◆ Job ◆
Return all of the data exactly as written, without the pictures.
========================================================================
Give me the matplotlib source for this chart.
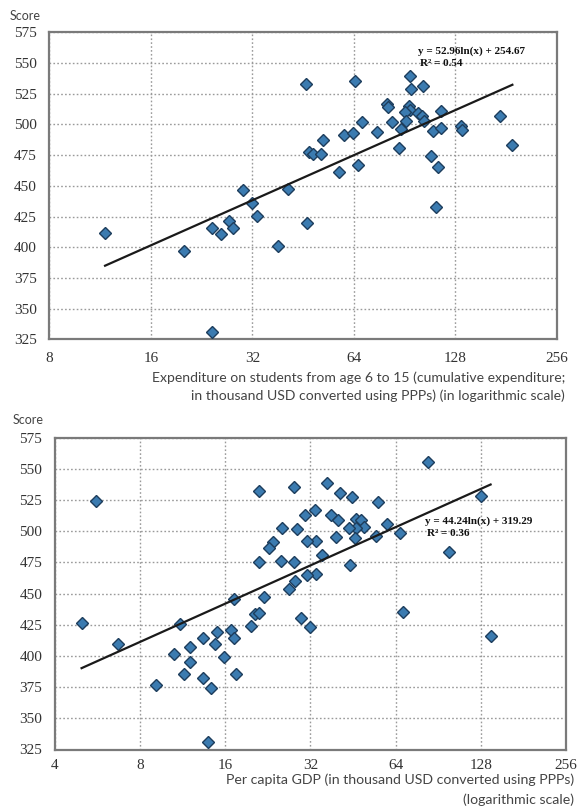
import matplotlib
matplotlib.use("Agg")
import matplotlib.pyplot as plt
import numpy as np
from matplotlib.ticker import FixedLocator, FixedFormatter, NullLocator

# ---------------- data ----------------
exp_x = [46.2, 64.5, 94, 94.5, 102.5, 80, 80.7, 93, 94, 91, 99, 102, 115.8, 103.5,
         67.7, 83, 91.6, 88.5, 110, 116, 133, 134, 174, 189, 87, 108.5, 114, 75,
         60, 63.6, 58, 65.7, 51.8, 47.2, 48.5, 51, 30.1, 40.7, 31.9, 33, 27.2, 28,
         24.3, 25.8, 38.2, 46.4, 112.4, 11.7, 20.1, 24.3]
exp_y = [533, 535.5, 539.6, 528.7, 531.4, 516.8, 514, 515, 512, 510, 509, 506.6, 510.6, 503,
         501.7, 501.7, 503, 496, 495, 497, 499, 495.7, 506.5, 483, 481, 474, 465, 493.8,
         491, 493, 461, 467, 487.6, 477.3, 476, 476, 446.5, 447.6, 435.7, 425.4, 421.6, 416,
         416, 411, 401, 419.4, 432.4, 411.3, 396.7, 331.2]

gdp_x = [5.61, 83, 127.8, 98.9, 66.2, 59.7, 55.3, 54.5, 44.8, 40.6, 36.5, 28.1, 21, 33.3,
         30.5, 37.8, 40.2, 46.2, 48.2, 49.3, 46.2, 43.7, 45.9, 44, 39.4, 33.5, 31, 28.7,
         25.4, 23.5, 22.9, 21, 25.1, 27.9, 35.2, 33.5, 31.2, 28.2, 26.9, 17.2, 22,
         4.97, 6.68, 11.07, 9.1, 10.5, 11.4, 12.0, 12.0, 13.4, 14.66, 14.9, 13.4, 14.2,
         13.9, 15.9, 16.7, 17.2, 17.4, 19.8, 20.4, 21, 29.7, 32, 67.8, 138.6]
gdp_y = [524.4, 555.5, 528.4, 483, 498.7, 505.7, 523.6, 496.3, 527.6, 530.8, 538.9, 535.1, 532.4, 516.9,
         512.9, 513.4, 509.4, 510.2, 508.9, 503, 502.2, 502.2, 494.2, 473.3, 495.5, 492.3, 492.3, 501.4,
         502.2, 491.5, 486.7, 475, 476.2, 475.4, 480.8, 466, 464.7, 459.9, 454, 446, 447.3,
         426.3, 409.7, 425.5, 377.1, 401.8, 385.5, 407.1, 395.5, 414.5, 409.7, 419.2, 382.4, 374.5,
         331, 399.5, 420.5, 414.5, 385.5, 423.7, 433.4, 434.2, 430.8, 422.9, 435, 415.8]

exp_ticks = [8, 16, 32, 64, 128, 256]
gdp_ticks = [4, 8, 16, 32, 64, 128, 256]
score_ticks = [325, 350, 375, 400, 425, 450, 475, 500, 525, 550, 575]

exp_fit = (52.96, 254.67, 0.54)
gdp_fit = (44.24, 319.29, 0.36)

exp_label = ["Expenditure on students from age 6 to 15 (cumulative expenditure;",
             "in thousand USD converted using PPPs) (in logarithmic scale)"]
gdp_label = ["Per capita GDP (in thousand USD converted using PPPs)",
             "(logarithmic scale)"]
y_label = "Score"

# ---------------- figure ----------------
W, H = 579, 811
fig = plt.figure(figsize=(W / 100, H / 100), dpi=100)

SERIF = ["Liberation Serif", "DejaVu Serif"]
SANS = ["Lato", "DejaVu Sans"]
FACE = "#3b7bb0"
EDGE = "#1d3d5c"


def px_axes(l, t, r, b):
    return fig.add_axes([l / W, 1 - b / H, (r - l) / W, (b - t) / H])


def fig_text(x, y, s, **kw):
    fig.text(x / W, 1 - y / H, s, **kw)


def draw(ax, xs, ys, xticks, fit, eq_pos, xpad):
    ax.set_xscale("log", base=2)
    ax.set_xlim(xticks[0], xticks[-1])
    ax.set_ylim(score_ticks[0], score_ticks[-1])
    ax.xaxis.set_major_locator(FixedLocator(xticks))
    ax.xaxis.set_major_formatter(FixedFormatter([str(t) for t in xticks]))
    ax.xaxis.set_minor_locator(NullLocator())
    ax.yaxis.set_major_locator(FixedLocator(score_ticks))
    ax.yaxis.set_major_formatter(FixedFormatter([str(t) for t in score_ticks]))
    ax.tick_params(length=0, labelsize=11, colors="#333333")
    ax.tick_params(axis="x", pad=xpad)
    ax.tick_params(axis="y", pad=9)
    for lab in ax.get_xticklabels() + ax.get_yticklabels():
        lab.set_fontfamily(SERIF)
    ax.grid(True, which="major", linestyle=(0, (1.2, 1.6)), color="#9a9a9a", linewidth=1.0)
    ax.set_axisbelow(True)
    for sp in ax.spines.values():
        sp.set_color("#7a7a7a")
        sp.set_linewidth(1.6)
    ax.plot(xs, ys, linestyle="none", marker="D", markersize=6.0,
            markerfacecolor=FACE, markeredgecolor=EDGE, markeredgewidth=1.0, zorder=3)
    a, b, r2 = fit
    xl = np.array([min(xs), max(xs)])
    ax.plot(xl, a * np.log(xl) + b, color="#1a1a1a", linewidth=1.6, zorder=4)
    ex, ey = eq_pos
    fig_text(ex, ey, f"y = {a:.2f}ln(x) + {b:.2f}", fontsize=8, family=SERIF,
             color="#111111", ha="left", va="center", fontweight="bold")
    fig_text(ex + 2, ey + 13, f"R² = {r2:.2f}", fontsize=8, family=SERIF,
             color="#111111", ha="left", va="center", fontweight="bold")


ax1 = px_axes(49.4, 32.3, 556.8, 339.3)
draw(ax1, exp_x, exp_y, exp_ticks, exp_fit, (418, 51), 9)
fig_text(10, 16, y_label, fontsize=9, family=SANS, color="#444444", ha="left", va="center")
fig_text(565, 378, exp_label[0], fontsize=10.1, family=SANS, color="#444444", ha="right", va="center")
fig_text(565, 396, exp_label[1], fontsize=10.1, family=SANS, color="#444444", ha="right", va="center")

ax2 = px_axes(54.9, 437.7, 566.0, 749.5)
draw(ax2, gdp_x, gdp_y, gdp_ticks, gdp_fit, (425, 521), 7)
fig_text(13, 420, y_label, fontsize=9, family=SANS, color="#444444", ha="left", va="center")
fig_text(574, 780, gdp_label[0], fontsize=10.2, family=SANS, color="#444444", ha="right", va="center")
fig_text(574, 800, gdp_label[1], fontsize=10.2, family=SANS, color="#444444", ha="right", va="center")

fig.savefig("out.png", dpi=100)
========================================================================
◆ Answer to this exercise ◆
Give me the matplotlib source for this chart.
import matplotlib
matplotlib.use("Agg")
import matplotlib.pyplot as plt
import numpy as np
from matplotlib.ticker import FixedLocator, FixedFormatter, NullLocator

# ---------------- data ----------------
exp_x = [46.2, 64.5, 94, 94.5, 102.5, 80, 80.7, 93, 94, 91, 99, 102, 115.8, 103.5,
         67.7, 83, 91.6, 88.5, 110, 116, 133, 134, 174, 189, 87, 108.5, 114, 75,
         60, 63.6, 58, 65.7, 51.8, 47.2, 48.5, 51, 30.1, 40.7, 31.9, 33, 27.2, 28,
         24.3, 25.8, 38.2, 46.4, 112.4, 11.7, 20.1, 24.3]
exp_y = [533, 535.5, 539.6, 528.7, 531.4, 516.8, 514, 515, 512, 510, 509, 506.6, 510.6, 503,
         501.7, 501.7, 503, 496, 495, 497, 499, 495.7, 506.5, 483, 481, 474, 465, 493.8,
         491, 493, 461, 467, 487.6, 477.3, 476, 476, 446.5, 447.6, 435.7, 425.4, 421.6, 416,
         416, 411, 401, 419.4, 432.4, 411.3, 396.7, 331.2]

gdp_x = [5.61, 83, 127.8, 98.9, 66.2, 59.7, 55.3, 54.5, 44.8, 40.6, 36.5, 28.1, 21, 33.3,
         30.5, 37.8, 40.2, 46.2, 48.2, 49.3, 46.2, 43.7, 45.9, 44, 39.4, 33.5, 31, 28.7,
         25.4, 23.5, 22.9, 21, 25.1, 27.9, 35.2, 33.5, 31.2, 28.2, 26.9, 17.2, 22,
         4.97, 6.68, 11.07, 9.1, 10.5, 11.4, 12.0, 12.0, 13.4, 14.66, 14.9, 13.4, 14.2,
         13.9, 15.9, 16.7, 17.2, 17.4, 19.8, 20.4, 21, 29.7, 32, 67.8, 138.6]
gdp_y = [524.4, 555.5, 528.4, 483, 498.7, 505.7, 523.6, 496.3, 527.6, 530.8, 538.9, 535.1, 532.4, 516.9,
         512.9, 513.4, 509.4, 510.2, 508.9, 503, 502.2, 502.2, 494.2, 473.3, 495.5, 492.3, 492.3, 501.4,
         502.2, 491.5, 486.7, 475, 476.2, 475.4, 480.8, 466, 464.7, 459.9, 454, 446, 447.3,
         426.3, 409.7, 425.5, 377.1, 401.8, 385.5, 407.1, 395.5, 414.5, 409.7, 419.2, 382.4, 374.5,
         331, 399.5, 420.5, 414.5, 385.5, 423.7, 433.4, 434.2, 430.8, 422.9, 435, 415.8]

exp_ticks = [8, 16, 32, 64, 128, 256]
gdp_ticks = [4, 8, 16, 32, 64, 128, 256]
score_ticks = [325, 350, 375, 400, 425, 450, 475, 500, 525, 550, 575]

exp_fit = (52.96, 254.67, 0.54)
gdp_fit = (44.24, 319.29, 0.36)

exp_label = ["Expenditure on students from age 6 to 15 (cumulative expenditure;",
             "in thousand USD converted using PPPs) (in logarithmic scale)"]
gdp_label = ["Per capita GDP (in thousand USD converted using PPPs)",
             "(logarithmic scale)"]
y_label = "Score"

# ---------------- figure ----------------
W, H = 579, 811
fig = plt.figure(figsize=(W / 100, H / 100), dpi=100)

SERIF = ["Liberation Serif", "DejaVu Serif"]
SANS = ["Lato", "DejaVu Sans"]
FACE = "#3b7bb0"
EDGE = "#1d3d5c"


def px_axes(l, t, r, b):
    return fig.add_axes([l / W, 1 - b / H, (r - l) / W, (b - t) / H])


def fig_text(x, y, s, **kw):
    fig.text(x / W, 1 - y / H, s, **kw)


def draw(ax, xs, ys, xticks, fit, eq_pos, xpad):
    ax.set_xscale("log", base=2)
    ax.set_xlim(xticks[0], xticks[-1])
    ax.set_ylim(score_ticks[0], score_ticks[-1])
    ax.xaxis.set_major_locator(FixedLocator(xticks))
    ax.xaxis.set_major_formatter(FixedFormatter([str(t) for t in xticks]))
    ax.xaxis.set_minor_locator(NullLocator())
    ax.yaxis.set_major_locator(FixedLocator(score_ticks))
    ax.yaxis.set_major_formatter(FixedFormatter([str(t) for t in score_ticks]))
    ax.tick_params(length=0, labelsize=11, colors="#333333")
    ax.tick_params(axis="x", pad=xpad)
    ax.tick_params(axis="y", pad=9)
    for lab in ax.get_xticklabels() + ax.get_yticklabels():
        lab.set_fontfamily(SERIF)
    ax.grid(True, which="major", linestyle=(0, (1.2, 1.6)), color="#9a9a9a", linewidth=1.0)
    ax.set_axisbelow(True)
    for sp in ax.spines.values():
        sp.set_color("#7a7a7a")
        sp.set_linewidth(1.6)
    ax.plot(xs, ys, linestyle="none", marker="D", markersize=6.0,
            markerfacecolor=FACE, markeredgecolor=EDGE, markeredgewidth=1.0, zorder=3)
    a, b, r2 = fit
    xl = np.array([min(xs), max(xs)])
    ax.plot(xl, a * np.log(xl) + b, color="#1a1a1a", linewidth=1.6, zorder=4)
    ex, ey = eq_pos
    fig_text(ex, ey, f"y = {a:.2f}ln(x) + {b:.2f}", fontsize=8, family=SERIF,
             color="#111111", ha="left", va="center", fontweight="bold")
    fig_text(ex + 2, ey + 13, f"R² = {r2:.2f}", fontsize=8, family=SERIF,
             color="#111111", ha="left", va="center", fontweight="bold")


ax1 = px_axes(49.4, 32.3, 556.8, 339.3)
draw(ax1, exp_x, exp_y, exp_ticks, exp_fit, (418, 51), 9)
fig_text(10, 16, y_label, fontsize=9, family=SANS, color="#444444", ha="left", va="center")
fig_text(565, 378, exp_label[0], fontsize=10.1, family=SANS, color="#444444", ha="right", va="center")
fig_text(565, 396, exp_label[1], fontsize=10.1, family=SANS, color="#444444", ha="right", va="center")

ax2 = px_axes(54.9, 437.7, 566.0, 749.5)
draw(ax2, gdp_x, gdp_y, gdp_ticks, gdp_fit, (425, 521), 7)
fig_text(13, 420, y_label, fontsize=9, family=SANS, color="#444444", ha="left", va="center")
fig_text(574, 780, gdp_label[0], fontsize=10.2, family=SANS, color="#444444", ha="right", va="center")
fig_text(574, 800, gdp_label[1], fontsize=10.2, family=SANS, color="#444444", ha="right", va="center")

fig.savefig("out.png", dpi=100)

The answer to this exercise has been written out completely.